In the case of Drivers and Irons, the idea is to generate some clubhead speed to get more distance. Hence, the grip should be such that it should allow some forearm rotation to turn the face and get it back to the square position at impact.
In the case of Putters, the idea is to have a smooth rhythmic motion, hence, the wrists and the arms should be kept as quiet as possible.
Common grip mistakes made by a beginner
As a beginner, it is quite often seen that gripping the golf club correctly is neglected most of the time which creates long term problems with the impact and swing.
Here are some of the most common grip mistakes made by beginners
The High Grip
It is seen that beginners tend to hold the club too high on the shaft to such an extent that the butt of the club is not visible from the top. There are limiting use of wrist which is unable to hinge properly thus eliminating power and swing speed.
Suggestion: The next time you hold a golf club, make sure that the pad of your lead rests a little below the top of the shaft. This allows a fluidic motion of the wrists which gives more power and distance.
The Deep Choke
As the complete opposite of the High grip, the deep choke is grip mistakes wherein the golfer is holding the club too low in the shaft.
While this is necessary for some shots like from a deep rough or a fairway bunker, it is not advisable to use it on a regular basis. By choking down too deep, you are limiting the lever motion of the golf club, which limits the distance achieved.
High Grip Pressure
As mentioned earlier, grip pressure is one of the most fundamental and important aspects of the golf grip.
As a beginner, it is quite natural to hold the club too tightly, as a result of anxiousness to lift the ball from the ground or trying to hit it as long as possible.
However, by holding the grip too tight, you are completely limiting the smooth and rhythmic motion of the golf club.
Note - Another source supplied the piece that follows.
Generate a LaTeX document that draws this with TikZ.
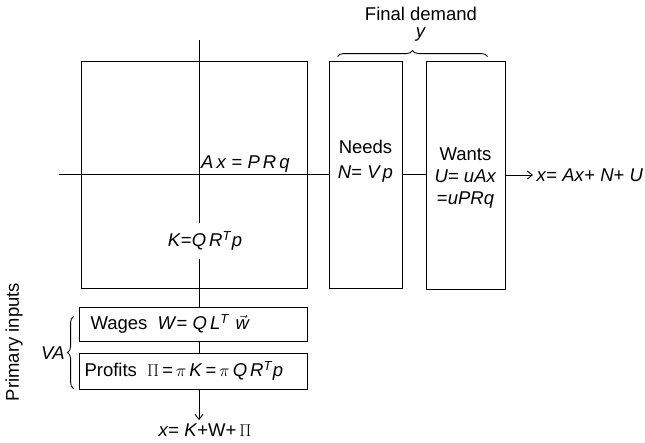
\documentclass[tikz,border=0pt]{standalone}
\usepackage{fontspec}
\setmainfont{Liberation Sans}
\usetikzlibrary{arrows.meta, decorations.pathreplacing, calc, positioning}
\newcommand{\mi}[1]{\textit{#1}}
\newcommand{\wvec}{\ensuremath{\vec{\mbox{\itshape w}}}}

\begin{document}
\begin{tikzpicture}[x=1pt, y=-1pt,
  font=\fontsize{18.5}{21}\selectfont,
  bx/.style={draw, line width=0.9pt, inner sep=0pt},
  ln/.style={line width=0.9pt},
  arr/.style={line width=0.9pt, -{Straight Barb[length=5pt, width=8pt]}},
  brc/.style={decorate, decoration={brace, amplitude=6pt}, line width=0.9pt}]
  \useasboundingbox (0,0) rectangle (645,442);
  % intermediate and final demand
  \node[bx, minimum width=226pt, minimum height=227pt] (io) at (194,174.5) {};
  \node[bx, minimum width=73pt, minimum height=227pt] (needs) at (365.5,174.5) {};
  \node[bx, minimum width=79pt, minimum height=228pt] (wants) at (465.5,175) {};
  \coordinate (top) at (199,40);
  \coordinate (left) at (59,174);
  \node[anchor=base west, inner sep=0pt] (axlbl) at (201,168) {\mi{A\,x} = \mi{P\,R\,q}};
  \node[inner ysep=8pt] (klbl) at (205,241) {\mi{K}=\mi{Q\,R}\textsuperscript{\mi{T}}\mi{p}};
  \node[align=center] (needslbl) at (365.5,161) {Needs\\[4pt] \mi{N}= \mi{V\,p}};
  \node[align=center] (wantslbl) at (465.5,178) {Wants\\[1pt] \mi{U}= \mi{uAx}\\[1pt] =\mi{uPRq}};
  \node[anchor=west] (xout) at (533,175) {\mi{x}= \mi{Ax}+ \mi{N}+ \mi{U}};
  \node[align=center] (fd) at (421,24) {Final demand\\[-4pt] \mi{y}};
  \draw[brc] ($(needs.north west)+(9,-4)$) -- ($(wants.north east)+(-18,-4)$);
  % primary inputs
  \node[bx, minimum width=228pt, minimum height=34pt] (wages) at (193,324) {};
  \node[bx, minimum width=228pt, minimum height=36pt] (profits) at (193,371) {};
  \node[anchor=west] (wageslbl) at (87,324) {Wages\ \ \mi{W}= \mi{Q\,L}\textsuperscript{\mi{T}}\,\,\wvec};
  \node[anchor=west] (proflbl) at (81,371) {Profits\ \ $\Pi$\,=\,$\pi$\,\mi{K}\,=\,$\pi$\,\mi{Q\,R}\textsuperscript{\mi{T}}\mi{p}};
  \node (xsum) at (205,430) {\mi{x}= \mi{K}+W+\,$\Pi$};
  \node (va) at (53,353) {\mi{VA}};
  \node[rotate=90] (prim) at (14,342) {Primary inputs};
  \draw[brc] ($(profits.south west)+(-5,-1)$) -- ($(wages.north west)+(-5,10)$);
  % flows
  \draw[ln] (top) -- (top |- klbl.north);
  \draw[ln] (top |- klbl.south) -- (top |- wages.north);
  \draw[ln] (top |- wages.south) -- (top |- profits.north);
  \draw[arr] (top |- profits.south) -- (top |- xsum.north);
  \draw[ln] (left) -- (left -| needs.west);
  \draw[ln] (needs.east) -- (needs.east -| wants.west);
  \draw[arr] (wants.east) -- (xout.west);
\end{tikzpicture}
\end{document}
This which is very important to hit the ball consistently and a long distance.
Just remember, the golf grip pressure should be equivalent to holding a squirrel in a hand tight enough to not let it slip away and loose enough to not squeeze it completely.
The Palmy Grip
Another common mistake seen with beginners is to hold the club with the palms and not the fingers. This generally happens when there is too deep an interlock between the two hands. This limits the proper turn of the clubface to reach a square position at impact, thus leading to deviation from the desired path and lack of distance.
Suggestion: The next time you grip a golf club, try to gently place your trial hand on the grip only with the use of the fingers and then interlock the fingers to eliminate the use of the palm.
Weak Trail Hand
A clear indication of a weak trail hand is seen when the ‘V’ formed by the trail hand is pointing towards the left shoulder ( for right-handers). This will keep the clubface open at impact which will lead to improper ball flight and lack of distance.
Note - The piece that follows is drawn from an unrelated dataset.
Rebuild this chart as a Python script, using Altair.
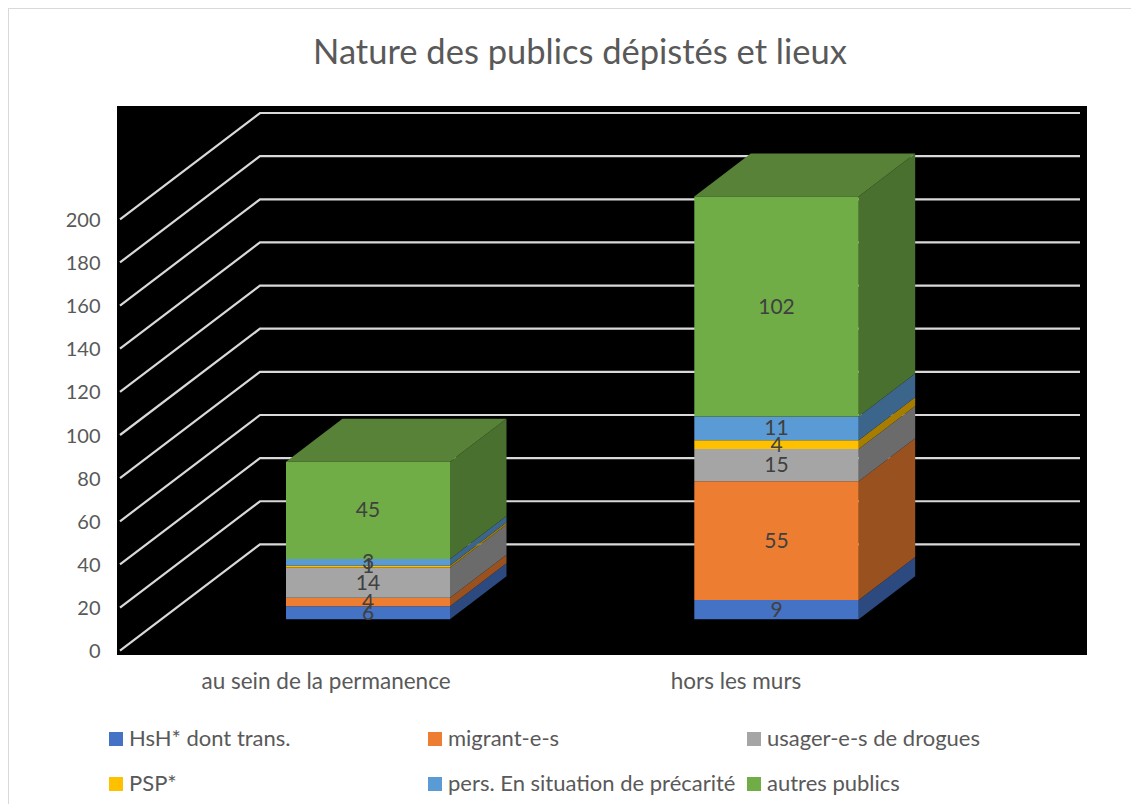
import altair as alt
import pandas as pd

# --- values ---
categories = ["au sein de la permanence", "hors les murs"]
series = ["HsH* dont trans.", "migrant-e-s", "usager-e-s de drogues", "PSP*",
          "pers. En situation de précarité", "autres publics"]
values_permanence = [6, 4, 14, 1, 3, 45]
values_hors_murs = [9, 55, 15, 4, 11, 102]
front_colors = ["#4472C4", "#ED7D31", "#A5A5A5", "#FFC000", "#5B9BD5", "#70AD47"]
side_colors = ["#2C4A7F", "#9A5120", "#6B6B6B", "#A67D00", "#3B658A", "#49702E"]
top_colors = ["#35599A", "#B9622A", "#818181", "#C79600", "#477AA7", "#578237"]
grid_values = list(range(0, 201, 20))

# --- oblique projection of the 3-D chart (x in plot units, y in value units) ---
PX = 2.157                     # pixels per value unit
X0, X1 = 117, 1087             # horizontal domain
Y0, Y1 = -(655 - 650.7) / PX, (650.7 - 106) / PX
WALL_LEFT, WALL_BACK, WALL_RIGHT = 120, 260, 1080
WALL_DV = 106.3 / PX
BAR_DX, BAR_DV = 56.5, 43 / PX
BASE = (650.7 - 619.3) / PX
BARS = [(286, 450), (694.3, 858.7)]
LABEL_X = [325.5, 735.5]
FRAME_LEFT, FRAME_RIGHT = 8, 1131
FRAME_TOP, FRAME_BOTTOM = (650.7 - 8) / PX, (650.7 - 804) / PX

grid = []
for v in grid_values:
    for x, y in [(WALL_LEFT, v), (WALL_BACK, v + WALL_DV), (WALL_RIGHT, v + WALL_DV)]:
        grid.append({"g": v, "x": x, "y": y})

frame = [
    {"x": FRAME_LEFT, "y": FRAME_BOTTOM},
    {"x": FRAME_LEFT, "y": FRAME_TOP},
    {"x": FRAME_RIGHT, "y": FRAME_TOP},
]

front, side, top = [], [], []
for b, vals in enumerate([values_permanence, values_hors_murs]):
    xl, xr = BARS[b]
    cum = BASE
    for i, v in enumerate(vals):
        lo, hi = cum, cum + v
        key = f"{b}-{i}"
        front.append({"serie": series[i], "x": xl, "x2": xr, "y": lo, "y2": hi,
                      "val": v, "xc": (xl + xr) / 2, "yc": (lo + hi) / 2})
        side.append({"key": key, "c": side_colors[i], "x": xr, "y": lo, "y2": hi})
        side.append({"key": key, "c": side_colors[i], "x": xr + BAR_DX, "y": lo + BAR_DV, "y2": hi + BAR_DV})
        cum = hi
    c = top_colors[-1]
    key = f"top{b}"
    top += [
        {"key": key, "c": c, "x": xl, "y": cum, "y2": cum},
        {"key": key, "c": c, "x": xl + BAR_DX, "y": cum, "y2": cum + BAR_DV},
        {"key": key, "c": c, "x": xr, "y": cum, "y2": cum + BAR_DV},
        {"key": key, "c": c, "x": xr + BAR_DX, "y": cum + BAR_DV, "y2": cum + BAR_DV},
    ]

label_expr = f"datum.value < 500 ? '{categories[0]}' : '{categories[1]}'"
FONT = "Lato"
GREY = "#595959"

xs = alt.Scale(domain=[X0, X1], nice=False, zero=False)
ys = alt.Scale(domain=[Y0, Y1], nice=False, zero=False)
x_enc = alt.X("x:Q", scale=xs, title=None, axis=alt.Axis(
    values=LABEL_X, labelExpr=label_expr, domain=False, ticks=False, grid=False,
    labelFontSize=22.5, labelColor=GREY, labelFont=FONT, labelPadding=15, labelFlush=False,
    labelLimit=400))
y_enc = alt.Y("y:Q", scale=ys, title=None, axis=alt.Axis(
    values=grid_values, domain=False, ticks=False, grid=False, format="d",
    labelFontSize=20, labelColor=GREY, labelFont=FONT, labelPadding=17, labelOffset=1))

plain_y = alt.Y("y:Q", scale=ys, title=None)
plain_x = alt.X("x:Q", scale=xs, title=None)

grid_layer = alt.Chart(pd.DataFrame(grid)).mark_line(
    color="#D9D9D9", strokeWidth=2.2, strokeJoin="miter", clip=False
).encode(x=x_enc, y=y_enc, detail="g:N")

frame_layer = alt.Chart(pd.DataFrame(frame)).mark_line(
    color="#D9D9D9", strokeWidth=2, strokeJoin="miter", clip=False, order=False
).encode(x=plain_x, y=plain_y)

side_layer = alt.Chart(pd.DataFrame(side)).mark_area(interpolate="linear").encode(
    x=plain_x, y=alt.Y("y:Q", scale=ys, title=None, stack=None), y2="y2:Q",
    color=alt.Color("c:N", scale=None), detail="key:N")

top_layer = alt.Chart(pd.DataFrame(top)).mark_area(interpolate="linear").encode(
    x=plain_x, y=alt.Y("y:Q", scale=ys, title=None, stack=None), y2="y2:Q",
    color=alt.Color("c:N", scale=None), detail="key:N")

front_df = pd.DataFrame(front)
front_layer = alt.Chart(front_df).mark_rect().encode(
    x=plain_x, x2="x2:Q", y=plain_y, y2="y2:Q",
    color=alt.Color("serie:N", title=None,
                    scale=alt.Scale(domain=series, range=front_colors),
                    sort=series,
                    legend=alt.Legend(
                        orient="none", legendX=-12, legendY=622, columns=3, direction="horizontal",
                        gridAlign="all", columnPadding=7, rowPadding=23,
                        symbolType="square", symbolSize=196, symbolStrokeWidth=0,
                        labelFontSize=22, labelColor=GREY, labelFont=FONT,
                        labelOffset=2, labelLimit=400)))

text_layer = alt.Chart(front_df).mark_text(
    fontSize=21, color="#404040", font=FONT, baseline="middle", align="center", dy=1
).encode(x=alt.X("xc:Q", scale=xs, title=None), y=alt.Y("yc:Q", scale=ys, title=None), text="val:Q")

chart = alt.layer(frame_layer, grid_layer, side_layer, top_layer, front_layer, text_layer).properties(
    width=970, height=549,
    padding={"left": 109, "top": 98, "right": 44, "bottom": 149},
    autosize=alt.AutoSizeParams(type="none"),
    background="white",
    title=alt.TitleParams(
        "Nature des publics dépistés et lieux", anchor="middle", fontSize=34.5, font=FONT,
        fontWeight="normal", color=GREY, offset=-67, dx=-22),
).configure_view(fill="#000000", stroke=None)

chart.save("out.html", embed_options={"renderer": "svg", "actions": False})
Suggestion: Make sure that the ‘V’ formed by the trail hand is pointing towards the right shoulder. This allows for stronger clubface at impact and hence straighter and longer shots.
A Final Word
As a beginner, the biggest mistake I did was to ignore the subtleties of the golf grip and focus too much on correcting the golf swing.
While it is important to have the correct golf swing, holding the golf club correctly is one of the most fundamental aspects of golf and the most important too.
As a beginner, my suggestion is to try out the 3 different types of golf grips and check which one seems to be the most comfortable. Also, try out different grip pressures and hold the club lightly from the shaft to avoid stopping the smooth release of the club through impact.